Death on the Downs by Simon Brett

The Snowdonia Killings by Simon McCleave

17th April 2021.

Detective Inspector Ruth Hunter leaves the Metropolitan Police in London for a quieter life in beautiful North Wales, only to find herself thrown into a murder investigation on her first day. The novel focuses on her and her detective sergeant, Nick, who’s an alcoholic, as they struggle to identify a killer who kills the deputy head of a local school.

The story moves along at a steady pace, with the plot swinging one way then another as they identify and dismiss one suspect after another. With secret relationships, racism and jealousy in the mix, there are plenty of motives and suspects. The detectives still struggle to find the evidence that will give them a break after the headmaster of the school is murdered.

While the story had all the right elements, it never felt tense or exciting as the detectives seemed to work their way through one suspect after another without any real direction to the investigation.

Description

Starting a new life in Snowdonia was always DI Ruth Hunter’s dream. Until a twisted killer turned it into her worst nightmare.

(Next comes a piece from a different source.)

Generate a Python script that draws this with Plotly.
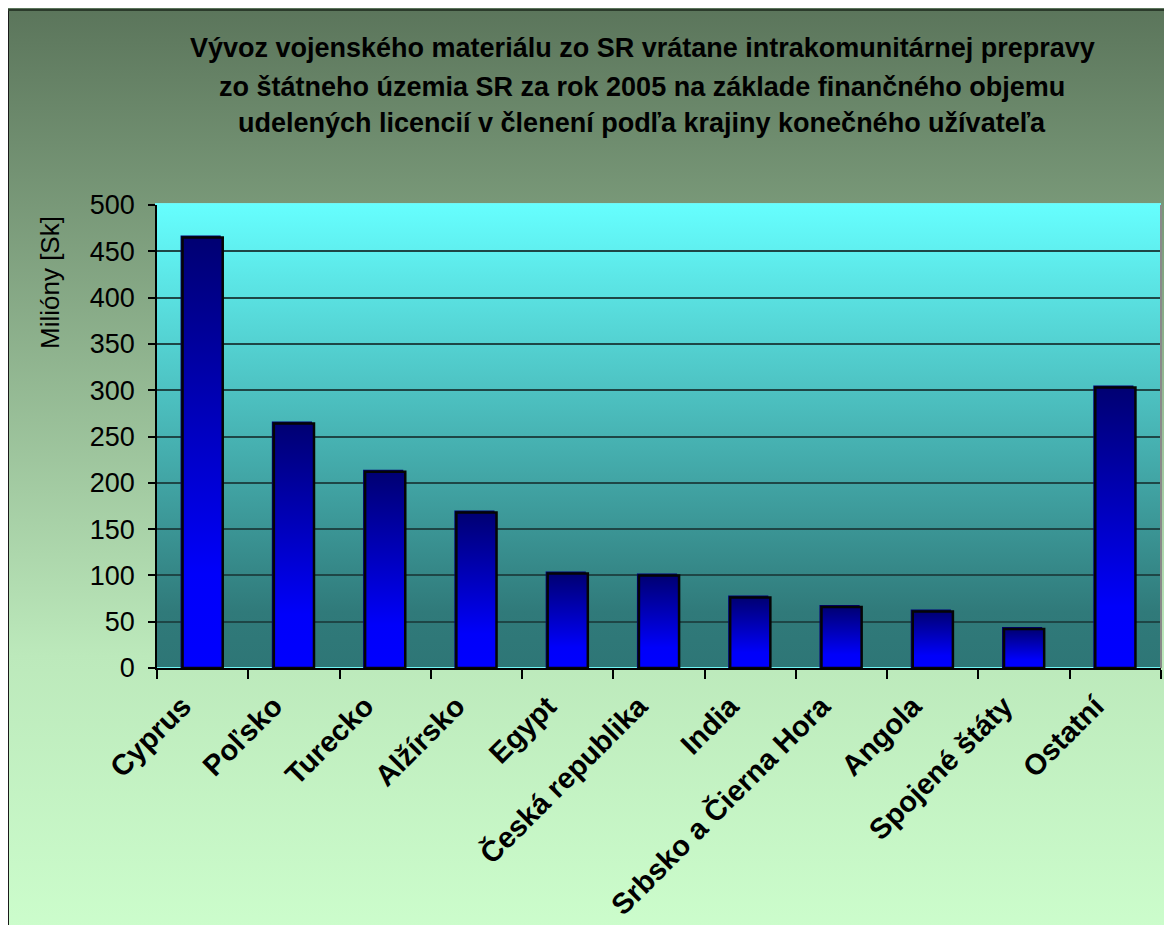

Detective Inspector Ruth Hunter lives with the pain of her partner’s mysterious and unsolved disappearance. About to hit fifty, the veteran police officer trades in the crime-ridden streets of London for a more peaceful life in rural North Wales. But Ruth has barely settled into her new position in North Wales Police, when the body of a brutally murdered woman is discovered…with strange symbols carved into her skin. Teaming up with an obstinate deputy, Ruth struggles to eliminate anyone from a long line of suspects. When another slain victim is discovered with the same cryptic markings, she’s forced to re-think the investigation.

Has Ruth got what it takes to solve the case before the murderer attacks again?